Athens Observatory Involved With Huge Gravitational Wave Project
Source: GreekReporter.com

The National Observatory of Athens and a cluster of Greek universities have announced an important collaboration regarding the construction of spacecraft that will reportedly “chase” the traces of space-time and examine gravitational waves.
In 2015, the two enormous interferometers of the LIGO Observatory in Lousiana and Washington observed a startling phenomenon: a gravitational wave, that passed through the Earth, causing the whole thing to oscillate subtly, but undeniably.
Over a century since Einstein’s theoretical formulation of the gravitational wave phenomenon and only nine years after its demonstration, the European Space Agency (ESA) has announced the launch of the ground-breaking LISA mission, in collaboration with NASA, the first scientific push to detect and study gravitational waves from space. The National Observatory of Athens also takes part in the scheme and in solving important challenges included.
LISA will comprise three spacecraft spaced 2.5 million kilometers apart and will follow the Earth in its orbit around the sun, forming a stable, equilateral triangle. The three craft will exchange laser beams producing a huge interferometer capable of detecting gravitational waves from a multitude of sources.
Construction work will start in January 2025 and will require major technological innovations at all levels, while the launch is planned for 2037. The Greek National Observatory of Athens, along with the Aristotle University of Thessaloniki, the National Kapodistrian University of Athens, the Technology and Research Foundation, the University of Ioannina, the University of Patras, and the Democritus University of Thrace, are all participating in the consortium.
“The whole program has a number of technical difficulties, from getting these craft into space, keeping them at a constant distance to each other to within a millionth of a millionth of a meter and orbiting the Sun precisely to how we’re going to get to Earth with laser beams, thousands of terabytes of information”, Manos Saridakis, main researcher of the National Observatory of Athens, PhD in Nuclear Physics of the EKPA, told Naftemporiki.
What will the National Observatory of Athens Contribute to the Gravitational Wave Project?
Throughout the duration of the project, the National Observatory of Athens will contribute in the field of theory, investigating how spacecraft will operate in space, in the processing of data, using artificial intelligence, and in the calibration of space devices.
The LISA program is currently in the testing phase, in which researchers are facing challenges – the main one being the transfer and processing of large amounts of data.
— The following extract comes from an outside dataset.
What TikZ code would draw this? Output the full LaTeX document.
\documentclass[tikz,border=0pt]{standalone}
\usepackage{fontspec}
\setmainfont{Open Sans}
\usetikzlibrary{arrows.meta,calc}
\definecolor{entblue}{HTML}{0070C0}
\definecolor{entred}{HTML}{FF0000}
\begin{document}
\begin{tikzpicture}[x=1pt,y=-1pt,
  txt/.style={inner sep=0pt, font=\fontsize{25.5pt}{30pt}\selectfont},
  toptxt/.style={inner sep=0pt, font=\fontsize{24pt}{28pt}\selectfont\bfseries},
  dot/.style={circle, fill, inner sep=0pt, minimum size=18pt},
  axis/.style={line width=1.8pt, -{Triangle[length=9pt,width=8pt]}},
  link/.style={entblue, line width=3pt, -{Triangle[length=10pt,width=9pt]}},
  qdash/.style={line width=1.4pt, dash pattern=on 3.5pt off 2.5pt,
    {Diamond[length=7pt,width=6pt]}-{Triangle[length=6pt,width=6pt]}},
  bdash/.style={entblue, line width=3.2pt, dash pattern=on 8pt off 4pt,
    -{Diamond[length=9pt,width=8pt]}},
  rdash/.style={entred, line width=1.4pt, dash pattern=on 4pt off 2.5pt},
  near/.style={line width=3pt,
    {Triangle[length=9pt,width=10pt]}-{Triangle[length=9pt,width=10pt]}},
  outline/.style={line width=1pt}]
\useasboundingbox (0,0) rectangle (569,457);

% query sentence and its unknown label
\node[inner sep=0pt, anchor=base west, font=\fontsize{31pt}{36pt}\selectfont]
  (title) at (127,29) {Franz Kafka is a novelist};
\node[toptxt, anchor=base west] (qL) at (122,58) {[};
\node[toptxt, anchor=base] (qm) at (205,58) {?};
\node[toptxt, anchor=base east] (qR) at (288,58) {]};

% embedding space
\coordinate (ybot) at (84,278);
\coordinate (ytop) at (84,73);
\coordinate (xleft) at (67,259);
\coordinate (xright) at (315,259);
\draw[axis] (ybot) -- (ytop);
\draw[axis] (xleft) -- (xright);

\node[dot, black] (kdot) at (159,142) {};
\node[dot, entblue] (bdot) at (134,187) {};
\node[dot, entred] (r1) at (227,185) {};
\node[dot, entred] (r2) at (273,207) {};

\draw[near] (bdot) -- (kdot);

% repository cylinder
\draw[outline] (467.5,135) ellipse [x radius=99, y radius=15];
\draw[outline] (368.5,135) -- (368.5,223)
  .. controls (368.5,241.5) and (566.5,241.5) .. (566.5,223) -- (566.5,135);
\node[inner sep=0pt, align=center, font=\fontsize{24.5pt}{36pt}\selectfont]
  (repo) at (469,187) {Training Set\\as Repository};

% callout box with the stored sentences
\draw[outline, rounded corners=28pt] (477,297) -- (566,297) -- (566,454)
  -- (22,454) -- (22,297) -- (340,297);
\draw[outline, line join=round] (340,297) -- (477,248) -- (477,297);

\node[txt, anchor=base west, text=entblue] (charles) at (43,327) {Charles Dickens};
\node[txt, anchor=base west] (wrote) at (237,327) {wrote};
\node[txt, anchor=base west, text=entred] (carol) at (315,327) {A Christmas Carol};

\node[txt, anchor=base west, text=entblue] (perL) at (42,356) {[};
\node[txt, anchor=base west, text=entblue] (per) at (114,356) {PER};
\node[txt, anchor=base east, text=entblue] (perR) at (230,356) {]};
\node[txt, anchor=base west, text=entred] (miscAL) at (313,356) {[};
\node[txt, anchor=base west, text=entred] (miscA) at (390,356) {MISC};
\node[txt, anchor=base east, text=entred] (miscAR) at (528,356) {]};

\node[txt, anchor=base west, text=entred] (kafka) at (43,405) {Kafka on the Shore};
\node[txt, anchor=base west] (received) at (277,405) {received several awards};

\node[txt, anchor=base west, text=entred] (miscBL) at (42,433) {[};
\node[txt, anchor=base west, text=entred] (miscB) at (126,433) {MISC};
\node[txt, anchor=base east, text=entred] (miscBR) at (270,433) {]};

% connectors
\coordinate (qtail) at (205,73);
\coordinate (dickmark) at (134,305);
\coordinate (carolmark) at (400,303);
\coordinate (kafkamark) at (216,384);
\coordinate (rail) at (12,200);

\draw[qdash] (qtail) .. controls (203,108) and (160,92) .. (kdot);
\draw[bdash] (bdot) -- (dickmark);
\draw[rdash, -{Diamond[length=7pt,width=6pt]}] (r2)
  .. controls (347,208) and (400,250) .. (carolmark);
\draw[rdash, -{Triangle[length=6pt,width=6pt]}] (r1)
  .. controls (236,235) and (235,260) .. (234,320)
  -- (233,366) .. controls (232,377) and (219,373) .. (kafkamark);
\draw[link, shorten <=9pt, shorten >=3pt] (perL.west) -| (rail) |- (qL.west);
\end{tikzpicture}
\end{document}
Which concerns the optimal mode of communication, referring to the transfer of data with lasers, in order to transmit several terabytes of information per hour.
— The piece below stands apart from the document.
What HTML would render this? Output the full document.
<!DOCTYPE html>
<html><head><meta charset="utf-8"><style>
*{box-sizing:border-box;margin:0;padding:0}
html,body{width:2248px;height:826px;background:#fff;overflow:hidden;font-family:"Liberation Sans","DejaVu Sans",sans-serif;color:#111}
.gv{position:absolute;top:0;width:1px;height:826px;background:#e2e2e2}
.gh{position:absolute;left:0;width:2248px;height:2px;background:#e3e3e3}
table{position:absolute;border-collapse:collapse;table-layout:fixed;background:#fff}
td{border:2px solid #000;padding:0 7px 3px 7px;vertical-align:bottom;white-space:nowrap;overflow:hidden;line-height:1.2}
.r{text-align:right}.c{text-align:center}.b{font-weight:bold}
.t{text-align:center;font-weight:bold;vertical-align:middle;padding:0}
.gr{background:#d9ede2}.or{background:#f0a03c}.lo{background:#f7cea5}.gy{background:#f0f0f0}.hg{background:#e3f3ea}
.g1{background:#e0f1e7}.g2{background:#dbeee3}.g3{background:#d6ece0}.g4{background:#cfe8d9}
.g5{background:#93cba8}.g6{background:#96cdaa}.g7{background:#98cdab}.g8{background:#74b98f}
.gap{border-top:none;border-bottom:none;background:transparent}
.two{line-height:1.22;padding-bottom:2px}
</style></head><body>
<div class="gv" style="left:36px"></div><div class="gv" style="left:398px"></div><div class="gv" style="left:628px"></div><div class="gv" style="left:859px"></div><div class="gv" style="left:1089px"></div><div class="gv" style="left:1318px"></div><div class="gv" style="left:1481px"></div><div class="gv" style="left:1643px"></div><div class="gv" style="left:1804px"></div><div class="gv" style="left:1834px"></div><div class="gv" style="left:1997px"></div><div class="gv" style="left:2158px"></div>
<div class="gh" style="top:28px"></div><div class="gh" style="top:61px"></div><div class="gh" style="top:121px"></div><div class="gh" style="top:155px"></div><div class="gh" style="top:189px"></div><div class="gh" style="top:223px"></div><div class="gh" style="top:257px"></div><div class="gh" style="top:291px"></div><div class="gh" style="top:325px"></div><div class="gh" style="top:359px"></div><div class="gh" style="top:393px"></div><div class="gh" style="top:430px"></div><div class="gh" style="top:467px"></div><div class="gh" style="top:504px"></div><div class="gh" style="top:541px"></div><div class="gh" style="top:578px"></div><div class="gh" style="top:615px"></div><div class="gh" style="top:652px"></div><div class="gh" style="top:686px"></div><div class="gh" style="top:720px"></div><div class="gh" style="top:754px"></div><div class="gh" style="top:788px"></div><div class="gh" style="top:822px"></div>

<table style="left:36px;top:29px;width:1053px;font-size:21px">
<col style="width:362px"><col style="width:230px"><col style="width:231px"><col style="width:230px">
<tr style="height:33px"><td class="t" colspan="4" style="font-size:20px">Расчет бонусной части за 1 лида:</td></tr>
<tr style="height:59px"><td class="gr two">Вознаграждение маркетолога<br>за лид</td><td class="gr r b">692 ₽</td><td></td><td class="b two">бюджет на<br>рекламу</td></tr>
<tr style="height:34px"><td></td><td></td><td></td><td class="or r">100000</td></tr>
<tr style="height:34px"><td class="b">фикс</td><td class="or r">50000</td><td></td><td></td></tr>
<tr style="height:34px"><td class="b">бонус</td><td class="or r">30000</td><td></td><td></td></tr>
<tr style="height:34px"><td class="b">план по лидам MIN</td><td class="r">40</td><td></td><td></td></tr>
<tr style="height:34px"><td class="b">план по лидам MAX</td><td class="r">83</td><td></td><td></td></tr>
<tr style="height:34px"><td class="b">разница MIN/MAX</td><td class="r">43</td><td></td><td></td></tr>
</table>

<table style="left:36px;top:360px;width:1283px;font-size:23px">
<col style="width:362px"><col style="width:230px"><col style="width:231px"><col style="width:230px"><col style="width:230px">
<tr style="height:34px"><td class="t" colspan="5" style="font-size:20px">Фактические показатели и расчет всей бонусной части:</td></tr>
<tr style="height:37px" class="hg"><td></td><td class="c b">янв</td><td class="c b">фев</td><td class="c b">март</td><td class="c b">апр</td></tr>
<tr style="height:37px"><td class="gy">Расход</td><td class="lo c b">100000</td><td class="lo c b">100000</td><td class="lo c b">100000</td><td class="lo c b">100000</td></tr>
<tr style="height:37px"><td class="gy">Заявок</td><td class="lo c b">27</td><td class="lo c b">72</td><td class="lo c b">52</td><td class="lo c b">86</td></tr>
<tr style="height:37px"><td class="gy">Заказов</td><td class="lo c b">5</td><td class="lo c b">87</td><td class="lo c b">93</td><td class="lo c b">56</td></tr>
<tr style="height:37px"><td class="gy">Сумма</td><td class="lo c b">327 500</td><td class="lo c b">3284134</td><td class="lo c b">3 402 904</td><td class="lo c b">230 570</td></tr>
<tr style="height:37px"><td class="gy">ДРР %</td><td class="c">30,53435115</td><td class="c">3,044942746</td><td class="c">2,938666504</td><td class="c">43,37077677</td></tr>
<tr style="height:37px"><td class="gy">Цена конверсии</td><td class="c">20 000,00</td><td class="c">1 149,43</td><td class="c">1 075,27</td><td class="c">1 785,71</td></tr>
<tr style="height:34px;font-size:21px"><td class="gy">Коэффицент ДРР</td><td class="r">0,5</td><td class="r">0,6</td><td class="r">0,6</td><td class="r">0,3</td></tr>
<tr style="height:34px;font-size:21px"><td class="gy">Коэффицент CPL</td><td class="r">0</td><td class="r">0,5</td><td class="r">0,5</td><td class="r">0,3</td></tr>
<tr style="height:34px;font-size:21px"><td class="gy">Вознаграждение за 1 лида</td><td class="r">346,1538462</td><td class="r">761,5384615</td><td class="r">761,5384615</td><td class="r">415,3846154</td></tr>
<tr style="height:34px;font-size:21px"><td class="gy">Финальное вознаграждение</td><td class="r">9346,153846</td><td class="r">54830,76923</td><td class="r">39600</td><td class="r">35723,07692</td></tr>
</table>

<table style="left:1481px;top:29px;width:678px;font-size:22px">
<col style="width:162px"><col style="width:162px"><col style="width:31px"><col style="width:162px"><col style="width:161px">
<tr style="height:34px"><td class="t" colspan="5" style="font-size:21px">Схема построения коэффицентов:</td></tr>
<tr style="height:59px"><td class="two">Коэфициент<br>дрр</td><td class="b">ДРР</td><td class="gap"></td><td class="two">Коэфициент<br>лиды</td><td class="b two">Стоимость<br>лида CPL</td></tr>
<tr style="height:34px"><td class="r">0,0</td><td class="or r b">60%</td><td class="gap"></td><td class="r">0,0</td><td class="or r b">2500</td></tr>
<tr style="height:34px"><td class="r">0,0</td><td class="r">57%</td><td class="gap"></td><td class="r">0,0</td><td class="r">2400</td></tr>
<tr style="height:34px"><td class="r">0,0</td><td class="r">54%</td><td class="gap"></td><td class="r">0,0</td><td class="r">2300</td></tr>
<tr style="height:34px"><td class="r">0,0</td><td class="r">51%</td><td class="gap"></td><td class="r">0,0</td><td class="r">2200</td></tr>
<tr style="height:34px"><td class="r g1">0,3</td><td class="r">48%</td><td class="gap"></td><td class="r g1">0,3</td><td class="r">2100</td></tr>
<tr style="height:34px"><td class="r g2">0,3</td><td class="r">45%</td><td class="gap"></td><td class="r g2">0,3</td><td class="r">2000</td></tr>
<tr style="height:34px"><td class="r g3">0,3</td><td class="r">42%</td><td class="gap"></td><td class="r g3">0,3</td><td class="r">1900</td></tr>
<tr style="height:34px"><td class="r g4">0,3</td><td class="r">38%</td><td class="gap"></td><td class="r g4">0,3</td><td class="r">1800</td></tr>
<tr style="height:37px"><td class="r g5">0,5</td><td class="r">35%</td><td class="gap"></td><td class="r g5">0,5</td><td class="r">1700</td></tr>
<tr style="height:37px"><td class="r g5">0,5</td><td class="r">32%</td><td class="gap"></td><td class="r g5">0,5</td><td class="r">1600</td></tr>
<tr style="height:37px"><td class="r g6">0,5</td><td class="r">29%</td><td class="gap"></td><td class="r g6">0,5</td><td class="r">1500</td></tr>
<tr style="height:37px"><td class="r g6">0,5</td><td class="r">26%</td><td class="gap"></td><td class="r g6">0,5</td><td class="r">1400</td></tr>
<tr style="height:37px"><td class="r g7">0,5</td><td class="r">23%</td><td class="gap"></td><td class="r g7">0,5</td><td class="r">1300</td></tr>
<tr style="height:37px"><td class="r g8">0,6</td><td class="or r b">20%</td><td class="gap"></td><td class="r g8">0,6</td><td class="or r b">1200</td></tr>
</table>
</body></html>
Mr Saridakis explained what gravitational waves are to Naftempoiki, stating “If I make an asymmetric movement, I produce gravitational waves, but these are unimaginably small. To see them we must have massive bodies and these are black holes and secondarily neutron stars. So when we have two black holes, orbiting each other, in the final stages of their merger, a gravitational wave is produced, which travels throughout the universe and reaches Earth.”